> [Work to be completed]:
Copy all lines of the listing that include the string "this".
++++++
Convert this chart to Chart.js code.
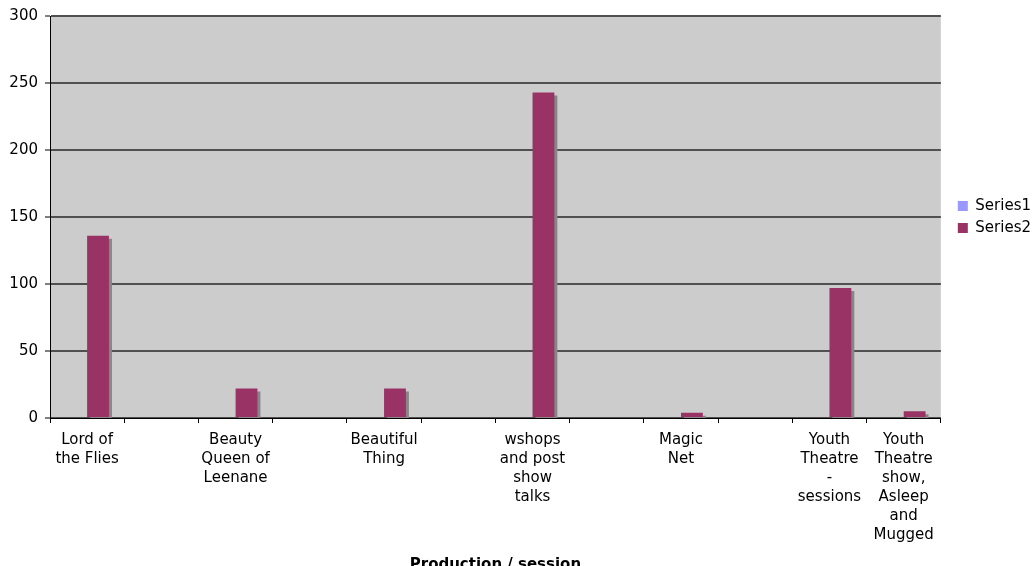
<!DOCTYPE html>
<html>
<head>
<meta charset="utf-8">
<script src="https://cdn.jsdelivr.net/npm/chart.js@4/dist/chart.umd.min.js"></script>
<style>
  html, body { margin: 0; padding: 0; background: #fff; }
  #wrap { width: 1032px; height: 566px; position: relative; }
</style>
</head>
<body>
<div id="wrap"><canvas id="chart"></canvas></div>
<script>
const categories = [
  ["Lord of", "the Flies"], "",
  ["Beauty", "Queen of", "Leenane"], "",
  ["Beautiful", "Thing"], "",
  ["wshops", "and post", "show", "talks"], "",
  ["Magic", "Net"], "",
  ["Youth", "Theatre", "-", "sessions"],
  ["Youth", "Theatre", "show,", "Asleep", "and", "Mugged"]
];
const series1 = [null, null, null, null, null, null, null, null, null, null, null, null];
const series2 = [136, null, 22, null, 22, null, 243, null, 4, null, 97, 5];
const seriesNames = ["Series1", "Series2"];
const xTitle = "Production / session";

const FONT = "'DejaVu Sans', Verdana, sans-serif";

// grey plot area behind the bars
const plotBg = {
  id: "plotBg",
  beforeDraw(chart) {
    const a = chart.chartArea, ctx = chart.ctx;
    ctx.save();
    ctx.fillStyle = "#cccccc";
    ctx.fillRect(a.left, a.top, a.right - a.left, a.bottom - a.top);
    ctx.restore();
  },
  afterLayout(chart) {
    // legend sits a bit right of the plot and is centred on it, like the Excel original
    const lg = chart.legend, a = chart.chartArea;
    const dx = a.right + 10 - lg.left;
    lg.left += dx;
    lg.right += dx;
    const dy = ((a.top + a.bottom) - (lg.top + lg.bottom)) / 2;
    lg.top += dy;
    lg.bottom += dy;
  }
};

// hard drop shadow under the bars
const barShadow = {
  id: "barShadow",
  beforeDatasetsDraw(chart) {
    const ctx = chart.ctx;
    ctx.save();
    ctx.shadowColor = "#868686";
    ctx.shadowOffsetX = 3;
    ctx.shadowOffsetY = 3;
    ctx.shadowBlur = 0;
  },
  afterDatasetsDraw(chart) {
    chart.ctx.restore();
  }
};

new Chart(document.getElementById("chart"), {
  type: "bar",
  data: {
    labels: categories,
    datasets: [
      { label: seriesNames[0], data: series1, backgroundColor: "#9999ff", borderWidth: 0 },
      { label: seriesNames[1], data: series2, backgroundColor: "#993366", borderWidth: 0 }
    ]
  },
  options: {
    responsive: true,
    maintainAspectRatio: false,
    animation: false,
    categoryPercentage: 1 / 1.7,
    barPercentage: 1,
    layout: { padding: { top: 14, left: 0, right: 1, bottom: 0 } },
    plugins: {
      legend: {
        position: "right",
        labels: {
          boxWidth: 10,
          boxHeight: 10,
          padding: 7,
          color: "#000",
          font: { family: FONT, size: 15 }
        }
      },
      tooltip: { enabled: false }
    },
    scales: {
      x: {
        grid: { drawOnChartArea: false, drawTicks: true, tickLength: 5, tickColor: "#000", offset: true },
        border: { color: "#000", width: 1 },
        ticks: {
          color: "#000",
          autoSkip: false,
          maxRotation: 0,
          padding: 8,
          font: { family: FONT, size: 15, lineHeight: "19px" }
        },
        title: {
          display: true,
          text: xTitle,
          color: "#000",
          padding: { top: 0, bottom: -8 },
          font: { family: FONT, size: 15, weight: "bold" }
        },
        afterFit(s) { s.height = 148; }
      },
      y: {
        min: 0,
        max: 300,
        ticks: {
          stepSize: 50,
          color: "#000",
          padding: 7,
          font: { family: FONT, size: 15 }
        },
        grid: { color: "#505050", lineWidth: 2, tickColor: "#000", tickLength: 5, tickWidth: 1 },
        border: { color: "#000", width: 1 },
        afterFit(s) { s.width = 50; }
      }
    }
  },
  plugins: [plotBg, barShadow]
});
</script>
</body>
</html>
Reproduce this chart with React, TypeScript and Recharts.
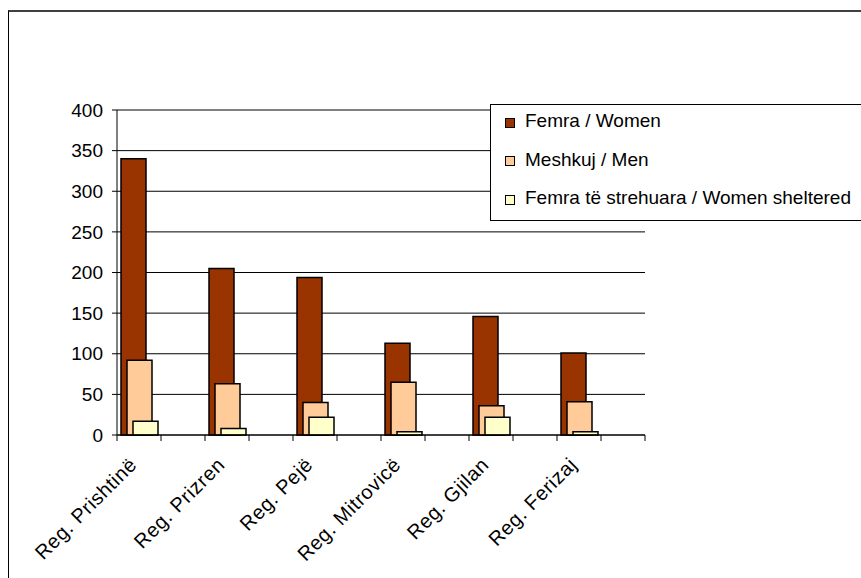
++++++
> [Complete response]:
Convert this chart to Chart.js code.
Reproduce this chart with React, TypeScript and Recharts.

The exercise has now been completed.